* CHALLENGE: Could the lines from the start of the data through the line with "plt.rcParams['font.family'] = ['Liberation" be set down exactly, with no pictures among them?

* DATA:

^^^^^^^^^^^^^^^^

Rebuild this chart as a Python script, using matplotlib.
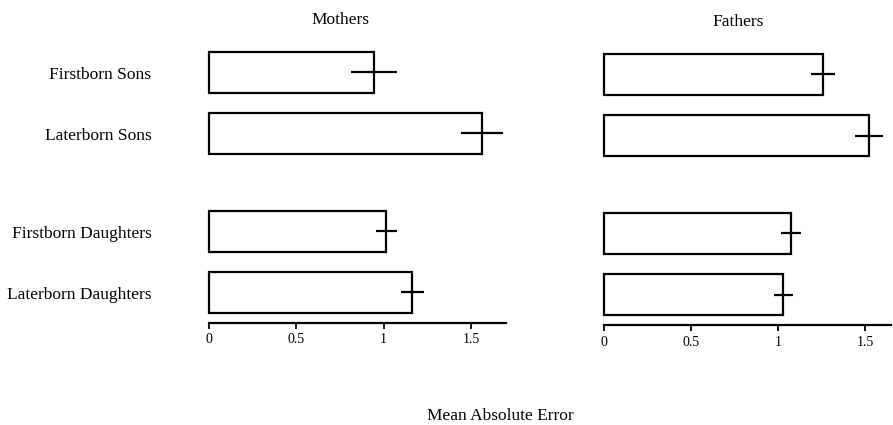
import matplotlib
matplotlib.use('Agg')
import matplotlib.pyplot as plt

plt.rcParams['font.family'] = ['Liberation Serif', 'DejaVu Serif']

# data
groups = ['Firstborn Sons', 'Laterborn Sons', 'Firstborn Daughters', 'Laterborn Daughters']
mothers_mean = [0.945, 1.565, 1.015, 1.163]
mothers_err = [0.13, 0.12, 0.06, 0.065]
fathers_mean = [1.26, 1.523, 1.075, 1.03]
fathers_err = [0.07, 0.08, 0.058, 0.055]
xticks = [0, 0.5, 1, 1.5]
xticklabels = ['0', '0.5', '1', '1.5']

ypos = [0, 1, 2.6, 3.6]

fig = plt.figure(figsize=(8.93, 4.25), dpi=100)
ax_m = fig.add_axes([209 / 893, 0.24, 297 / 893, 0.666])
ax_f = fig.add_axes([604 / 893, 0.235, 287 / 893, 0.666])


def draw_panel(ax, means, errs, xmax, title, title_x):
    bars = ax.barh(ypos, means, height=0.67, color='white', edgecolor='black', linewidth=1.6)
    for b in bars:
        b.set_clip_on(False)
    for y, m, e in zip(ypos, means, errs):
        ax.plot([m - e, m + e], [y, y], color='black', linewidth=1.6, solid_capstyle='butt')
    ax.set_xlim(0, xmax)
    ax.set_ylim(4.1, -0.53)
    for s in ['top', 'right', 'left']:
        ax.spines[s].set_visible(False)
    ax.spines['bottom'].set_linewidth(1.6)
    ax.set_yticks([])
    ax.set_xticks(xticks)
    ax.set_xticklabels(xticklabels, fontsize=10)
    ax.tick_params(axis='x', direction='out', length=4.5, width=1.3, pad=3)
    ax.text(title_x, -0.86, title, ha='center', va='center', fontsize=12.5)


draw_panel(ax_m, mothers_mean, mothers_err, 1.70, 'Mothers', 0.75)
draw_panel(ax_f, fathers_mean, fathers_err, 1.65, 'Fathers', 0.77)

for y, name in zip(ypos, groups):
    ax_m.text(-0.33, y + 0.04, name, ha='right', va='center', fontsize=12.5)

fig.text(500 / 893, 1 - 416 / 425, 'Mean Absolute Error', ha='center', va='center', fontsize=12.5)

fig.savefig('out.png', dpi=100)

^^^^^^^^^^^^^^^^

* EXERCISE RESPONSE:
Rebuild this chart as a Python script, using matplotlib.
import matplotlib
matplotlib.use('Agg')
import matplotlib.pyplot as plt

plt.rcParams['font.family'] = ['Liberation Serif', 'DejaVu Serif']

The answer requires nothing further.